A lawsuit against the Hess Corp. alleges Hess plan fiduciaries included target-date mutual funds instead of collective investment trusts in the investment lineup, to the detriment of participants.

A former Hess Corp. employee sued the global energy company under the Employee Retirement Income Security Act, filing a complaint in Texas federal court on February 12 alleging fiduciaries of the 401(k) plan failed to administer the retirement plan prudently.

Specifically, the lawsuit, filed by Joshua Wagner, alleges that fiduciaries selected and retained a costlier investment option—T. Rowe Price target-date mutual funds—than substantially similar, better-performing and cheaper alternative investment options available to the plan.

Get more!  Sign up for PLANSPONSOR newsletters.

Nearly 60% of the T. Rowe Price TDF mutual funds were “significantly more expensive than their substantially identical collective trust counterparts” between 2017 and 2022, the complaint states.

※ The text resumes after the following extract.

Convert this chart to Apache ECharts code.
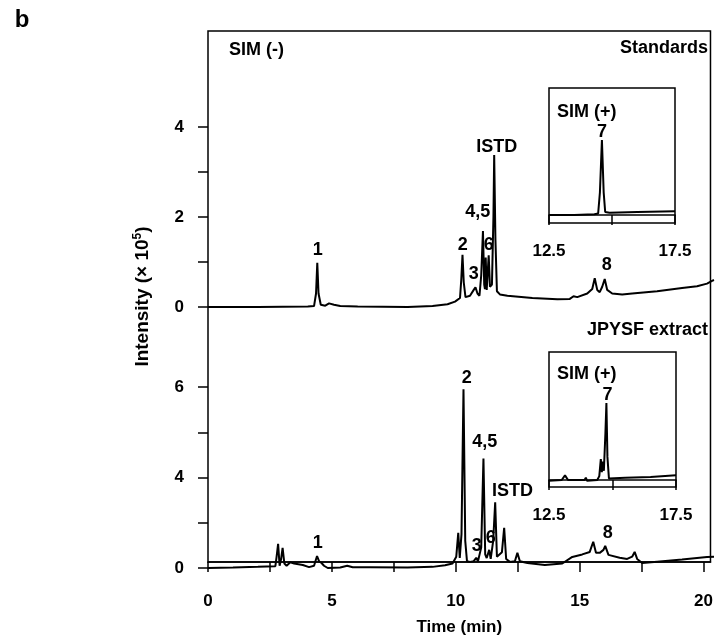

The lawsuit, Joshua Wagner v. Hess Corp., filed in U.S. District Court for the Northern District of Texas, San Angelo Division, seeks class action status, alleging two ERISA fiduciary breach claims: fiduciary duties and failure to monitor other plan fiduciaries.

“Defendants failed to switch to an investment option that was the same investment in a different wrapper at a much lower price, a manifestation of that defendants’ failure to prudently monitor the plan’s investment options,” Wagner’s attorneys wrote in the complaint. “There is no good faith explanation for utilizing higher-cost funds when lower-cost funds are available for the exact same investment.”

T. Rowe Price target-date mutual funds used by the plan were as much as 24% more expensive than the substantially identical collective trust version, according to the complaint.

TDFs held in CITs are generally lower-cost investments than Investment Company Act of 1940-regulated mutual funds because CITS do not have boards of directors to compensate, nor the Securities and Exchange Commission filing requirements of mutual funds, explains Chris J. Brown, founder of and principal in Sway Research.

“Therefore, managers of CITs are often able to pass savings from lower overhead of CITs onto shareholders via lower expense ratios,” Brown says.

CITs are regulated by the Office of the Comptroller of the Currency, an independent bureau of the U.S. Department of the Treasury.

Hess’s plan fiduciaries failed to use their bargaining power as one of the largest 401(k) plans in the U.S., regarding the fees, expenses and costs charged against participants’ investments, according to the complaint.

The T. Rowe Price mutual fund series provided by the Hess plan had an average expense ratio of 44 basis points in 2021 and 2022, compared with 37 bps for CITs, according to the lawsuit.